In the first example, as a physician, I was in the thrall of a competent, well organized family with the intention of seeing out their matriarch together. Their cultural background was Greek American. Fortunately, it all went smoothly. I was a naïve doctor, but intentions were for the best. The first example “Yaya” (matriarch) dying in the bosom of her family was outstanding. The family and community were supportive. In the second example, as a patient, I felt the palliative care team in a major US Hospital, where the Arts helped me recover, was very helpful and the experience has propelled me into a successful survivorship [12]. In the third example as a family member, I was thwarted in one of the truly important relationships and times of my life. I was not supported by the UK care takers and their contractor. In fact I was excluded and my father was made to feel vulnerable. The general practitioner and the district nurses were very helpful, kind and treated me as well as my father. Managing that relationship prepared me to care better for my mother. In the fourth example, my husband’s care of his mother is being supported by a Vermont (USA) Home Health and Hospice Agency. The custom of the agency is inclusive and helpful. The weakest part of these experiences was a technically capable caretaker for my parents, who did not have an intuitive streak of compassion. This was a sad time for me.

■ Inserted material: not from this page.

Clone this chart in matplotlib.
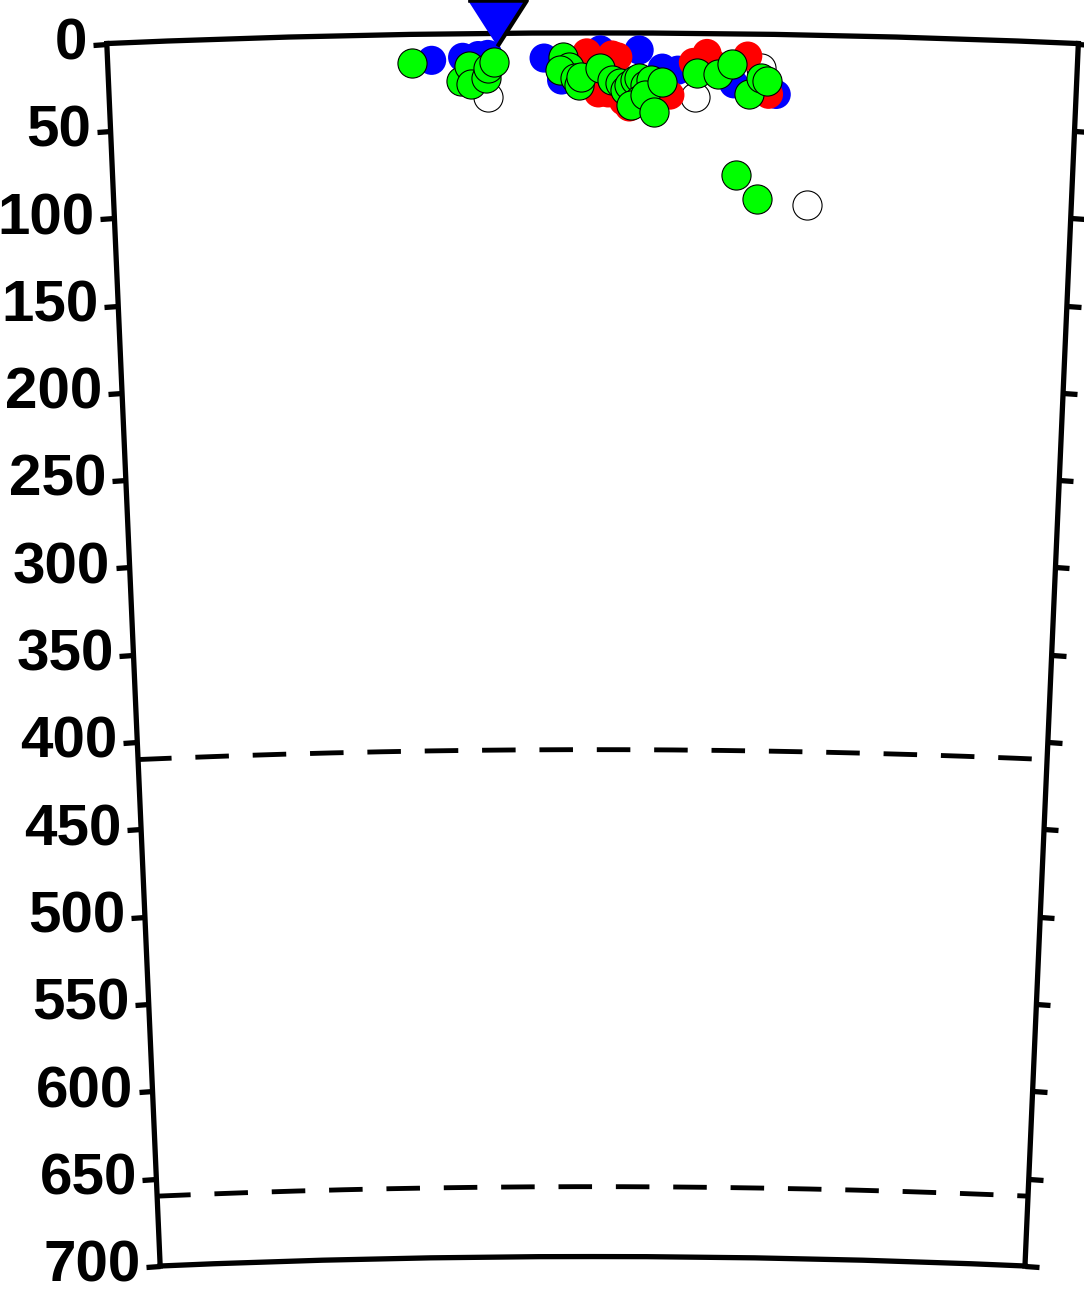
import numpy as np
import matplotlib
matplotlib.use('Agg')
import matplotlib.pyplot as plt
from matplotlib.markers import MarkerStyle
from matplotlib.ticker import FuncFormatter

plt.rcParams['font.family'] = ['Liberation Sans', 'DejaVu Sans']
plt.rcParams['font.weight'] = 'bold'

R_EARTH = 6371.0
MAX_DEPTH = 700.0
SECTION_WIDTH = 5.0  # degrees along the profile

depth_ticks = list(range(0, 701, 50))
discontinuities = [410, 660]

# station on the surface (distance in degrees, depth in km)
station_dist = [2.01]
station_depth = [7.0]

# events: distance along profile (deg) and depth (km)
white_dist = [1.96, 3.03, 3.37, 3.62]
white_depth = [36.6, 36.6, 19.4, 97.0]

blue_dist = [1.67, 1.83, 1.91, 1.96, 2.25, 2.34, 2.54, 2.74, 2.86, 2.87, 2.94, 3.23, 3.45]
blue_depth = [15.0, 13.5, 12.6, 12.0, 14.3, 26.9, 9.7, 9.7, 20.0, 22.9, 21.1, 28.6, 34.3]

red_dist = [2.47, 2.53, 2.58, 2.60, 2.63, 2.69, 2.66, 2.90, 3.02, 3.09, 3.12, 3.30, 3.41]
red_depth = [11.4, 34.3, 34.3, 12.6, 13.7, 42.3, 39.0, 35.4, 16.6, 11.4, 17.1, 12.6, 34.3]

green_dist = [1.57, 1.82, 1.86, 1.87, 1.95, 1.96, 1.99,
              2.35, 2.38, 2.33, 2.41, 2.43, 2.44, 2.54,
              2.60, 2.64, 2.67, 2.69, 2.72, 2.74, 2.77, 2.80,
              2.74, 2.70, 2.77, 2.82, 2.86,
              3.04, 3.15, 3.22, 3.31, 3.37, 3.40, 3.25, 3.36]
green_depth = [16.4, 26.9, 18.3, 28.6, 25.7, 20.0, 16.6,
               13.7, 19.4, 21.1, 25.7, 29.7, 25.1, 20.0,
               26.9, 28.6, 32.6, 29.7, 26.9, 25.7, 29.7, 26.9,
               38.3, 41.1, 35.4, 45.1, 28.0,
               22.9, 22.9, 17.1, 34.3, 25.1, 26.9, 81.0, 94.0]


def to_polar(dist, depth):
  return np.deg2rad(np.asarray(dist)), R_EARTH - np.asarray(depth)


def plot_events(ax, dist, depth, face, edge):
  th, r = to_polar(dist, depth)
  ax.scatter(th, r, s=440, c=face, edgecolors=edge, linewidths=0.8,
             clip_on=False, zorder=3)


if __name__ == '__main__':
  fig = plt.figure(figsize=(10.84, 12.89), dpi=100)
  ax = fig.add_axes([-0.0221, 0.01784, 1.1375, 0.9566], projection='polar')
  ax.set_theta_zero_location('N', offset=SECTION_WIDTH / 2)
  ax.set_theta_direction(-1)
  ax.set_thetamin(0)
  ax.set_thetamax(SECTION_WIDTH)
  ax.set_rlim(R_EARTH - MAX_DEPTH, R_EARTH)
  ax.set_rorigin(0)
  ax.grid(False)

  for sp in ax.spines.values():
    sp.set_linewidth(3.8)
    sp.set_color('black')

  ax.set_xticks([])
  ax.set_yticks([R_EARTH - d for d in depth_ticks])
  ax.yaxis.set_major_formatter(FuncFormatter(lambda r, pos: f'{R_EARTH - r:.0f}'))
  ax.tick_params(axis='y', left=True, right=True, labelleft=True, labelright=False,
                 length=10, width=3.8, direction='out', pad=4, labelsize=42)

  th_line = np.deg2rad(np.linspace(0, SECTION_WIDTH, 300))
  for d in discontinuities:
    ax.plot(th_line, np.full_like(th_line, R_EARTH - d), color='black', lw=3.5,
            linestyle=(0, (6.9, 4.9)), zorder=2)

  plot_events(ax, white_dist, white_depth, 'white', 'black')
  plot_events(ax, blue_dist, blue_depth, 'blue', 'none')
  plot_events(ax, red_dist, red_depth, 'red', 'none')
  plot_events(ax, green_dist, green_depth, '#00ff00', 'black')

  tri = MarkerStyle([(-0.64, 1.0), (0.64, 1.0), (0.0, 0.0)], joinstyle='miter')
  th, r = to_polar(station_dist, station_depth)
  ax.plot(th, r, linestyle='none', marker=tri, markersize=66,
          markerfacecolor='blue', markeredgecolor='black', markeredgewidth=3,
          clip_on=False, zorder=5)

  fig.savefig('out.png', dpi=100)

The difference is a matter of training and philosophy in including the family as part of the patient’s needs. In “Palliative Care Ethics” [5], the patient is considered the centre of the care model, and the ethics of how to include or exclude the family is discussed. This was written for physicians and nurses in 1996 in UK and has a much more top down attitude to my view. That way was observed in the caretakers in UK. Their training is simplified and competences are technical, not intuitive. My own opinion is that the family members are part of the patient’s frame of reference and the negotiations should always include the supporter of the patient, whether family, partner or closest friend. I see every relationship between all the participants in a palliative care situation as having its singular vulnerabilities. The closer to the patient, the less educated and intuitive the caretaker is, the situation is less flexible as well. The relationships emanating from the patient determine how functional all the others are. The lead providers must take an inclusive role. This analysis touches the surface, and should be studied at length and depth, if we are to handle dying people more commonly at home and pay attention to the mental, physical and spiritual needs of the people in the home [1].